> _Written problem_: Retype the opening lines of the data exactly, stopping after the line that contains "60, 80, 99]". Skip every picture.

%%

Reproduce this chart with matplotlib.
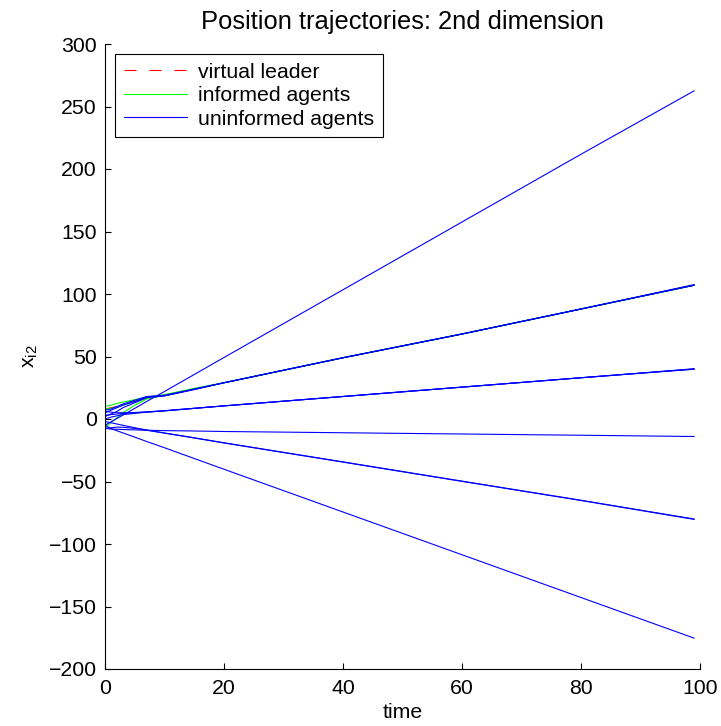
import numpy as np
import matplotlib
matplotlib.use('Agg')
import matplotlib.pyplot as plt

plt.rcParams['font.family'] = ['Liberation Sans', 'DejaVu Sans']
plt.rcParams['font.size'] = 15.3

# time samples the values were read at
time = [0, 1, 2, 3, 5, 7, 10, 15, 20, 40, 60, 80, 99]

# virtual leader (hidden under the agents in the picture)
leader = [8, 9, 10, 12, 14, 16.5, 19, 24, 29, 49, 68, 88, 107]

# informed agents
informed = [
    [10, 11, 12.5, 13.5, 15.5, 17.5, 19.5, 24.5, 29, 49, 68, 88, 107],
    [8, 8.5, 9.5, 11, 14, 16.5, 18.8, 24, 29, 49, 68, 88, 107],
    [-7, -3, 1, 5, 11, 16, 19, 24, 29, 49, 68, 88, 107],
]

# uninformed agents
uninformed = [
    [5, 7, 9, 11, 14, 17.5, 18.5, 23.5, 29, 49, 68, 88, 107],
    [2, 4, 6, 9, 13, 17, 18.5, 23.8, 29, 49, 68, 88, 107.5],
    [7, 8, 10, 12, 15, 18, 19, 24, 29, 49, 68, 88, 107],
    [3, 3.5, 4, 4.5, 5, 5.5, 6.5, 8.5, 10.5, 18, 25.5, 33, 40],
    [6, 5.5, 5, 5, 5.2, 5.7, 6.7, 8.6, 10.5, 18, 25.5, 33, 40.2],
    [0, 1.5, 2.5, 3.5, 4.5, 5.5, 6.5, 8.5, 10.5, 18, 25.5, 33, 39.8],
    [-7.5, -8, -8.2, -8.4, -8.7, -9, -9.3, -9.6, -10, -11, -12, -13, -14],
    [-2, -3, -4, -5, -7, -8.8, -11.2, -15, -19, -34.3, -49.7, -65, -80],
    [-7.5, -7, -6.5, -6.6, -7.5, -9, -11.3, -15.2, -19.2, -34.5, -49.9, -65.2, -80.3],
    [-5, -7.7, -9.4, -11.1, -14.5, -18, -23, -31.6, -40.2, -74.4, -108.6, -142.8, -175.3],
    [-5, -2.3, 0.4, 3.1, 8.5, 14, 22, 35.6, 49.2, 103.4, 157.6, 211.8, 262.5],
]

fig = plt.figure(figsize=(7.21, 7.26), dpi=100)
ax = fig.add_axes([105/721, 1 - 669/726, 595/721, 625/726])

lw = 0.8
l1, = ax.plot(time, leader, 'r--', lw=lw, dashes=(10.8, 11.7))
for y in informed:
    l2, = ax.plot(time, y, color=(0, 1, 0), lw=lw)
for y in uninformed:
    l3, = ax.plot(time, y, color=(0, 0, 1), lw=lw)

ax.set_xlim(0, 100)
ax.set_ylim(-200, 300)
ax.set_xticks(np.arange(0, 101, 20))
ax.set_yticks(np.arange(-200, 301, 50))
ax.spines['top'].set_visible(False)
ax.spines['right'].set_visible(False)
ax.tick_params(direction='in', length=4, width=0.8)
ax.tick_params(axis='x', pad=7)
ax.tick_params(axis='y', pad=6)

ax.set_xlabel('time', labelpad=4)
ax.set_ylabel(r'$\mathregular{x_{i2}}$', labelpad=6)
ax.set_title('Position trajectories: 2nd dimension', pad=11)

leg = ax.legend([l1, l2, l3], ['virtual leader', 'informed agents', 'uninformed agents'],
                loc='upper left', bbox_to_anchor=(10/595, 1 - 10/625), borderaxespad=0,
                fancybox=False, framealpha=1, edgecolor='black',
                handlelength=3, handletextpad=0.5, borderpad=0.4, labelspacing=0.22)
leg.get_frame().set_linewidth(0.8)

fig.savefig('out.png', dpi=100)
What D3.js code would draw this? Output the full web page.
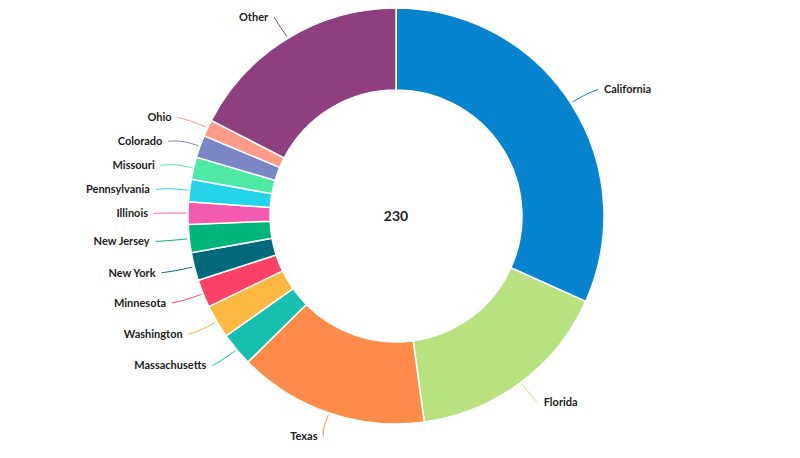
<!DOCTYPE html>
<html><head><meta charset="utf-8">
<script src="https://cdn.jsdelivr.net/npm/d3@7"></script>
<style>body{margin:0;background:#fff}text{font-family:Lato,"Open Sans",sans-serif}</style>
</head><body><svg id="chart" width="800" height="458"></svg>
<script>
var states = ['California','Florida','Texas','Massachusetts','Washington','Minnesota','New York','New Jersey','Illinois','Pennsylvania','Missouri','Colorado','Ohio','Other'];
var counts = [73,37,34,6,6,5,5,5,4,4,4,4,3,40];
var colors = ['#0784d0','#b7e27f','#ff8b4a','#17c0ae','#fcb941','#ff4066','#006a7a','#00b67b','#f25bb0','#24d5ea','#4fe9a6','#7b86c6','#ff9b88','#8f3e80'];

var svg = d3.select('#chart'),
    cx = 396, cy = 216, outer = 208, inner = 126, labelRx = 250, labelRy = 233;

var pie = d3.pie().sort(null).value(function(d) { return d.value; });
var arcs = pie(states.map(function(s, i) { return {name: s, value: counts[i], color: colors[i]}; }));
var arc = d3.arc().innerRadius(inner).outerRadius(outer);

var g = svg.append('g').attr('transform', 'translate(' + cx + ',' + cy + ')');

g.selectAll('path.slice').data(arcs).enter().append('path')
    .attr('class', 'slice')
    .attr('d', arc)
    .attr('fill', function(d) { return d.data.color; })
    .attr('stroke', '#fff').attr('stroke-width', 1.5);

g.append('text').attr('text-anchor', 'middle').attr('dy', '0.35em')
    .style('font-size', '14px').style('font-weight', 'bold').attr('fill', '#222')
    .text(d3.sum(counts));

// label positions, spread on the left so they do not overlap
var labels = arcs.map(function(d) {
    var a = (d.startAngle + d.endAngle) / 2;
    return {d: d, a: a, x: Math.sin(a) * labelRx, y: -Math.cos(a) * labelRy, left: Math.sin(a) < 0};
});
var leftSide = labels.filter(function(l) { return l.left; }).sort(function(a, b) { return a.y - b.y; });
for (var i = 1; i < leftSide.length; i++) {
    if (leftSide[i].y - leftSide[i - 1].y < 24) leftSide[i].y = leftSide[i - 1].y + 24;
}

var line = d3.line().curve(d3.curveBasis);

labels.forEach(function(l) {
    var p0 = [Math.sin(l.a) * (outer + 2), -Math.cos(l.a) * (outer + 2)];
    var p1 = [Math.sin(l.a) * (outer + 20), -Math.cos(l.a) * (outer + 18)];
    var p2 = [l.x + (l.left ? 8 : -8), l.y];
    g.append('path').attr('d', line([p0, p1, p2]))
        .attr('fill', 'none').attr('stroke', l.d.data.color).attr('stroke-width', 1);
    g.append('text')
        .attr('x', l.x + (l.left ? 2 : -2)).attr('y', l.y).attr('dy', '0.35em')
        .attr('text-anchor', l.left ? 'end' : 'start')
        .style('font-size', '11px').style('font-weight', 'bold').attr('fill', '#222')
        .text(l.d.data.name);
});
</script></body></html>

%%

> _The response_:
Reproduce this chart with matplotlib.
import numpy as np
import matplotlib
matplotlib.use('Agg')
import matplotlib.pyplot as plt

plt.rcParams['font.family'] = ['Liberation Sans', 'DejaVu Sans']
plt.rcParams['font.size'] = 15.3

# time samples the values were read at
time = [0, 1, 2, 3, 5, 7, 10, 15, 20, 40, 60, 80, 99]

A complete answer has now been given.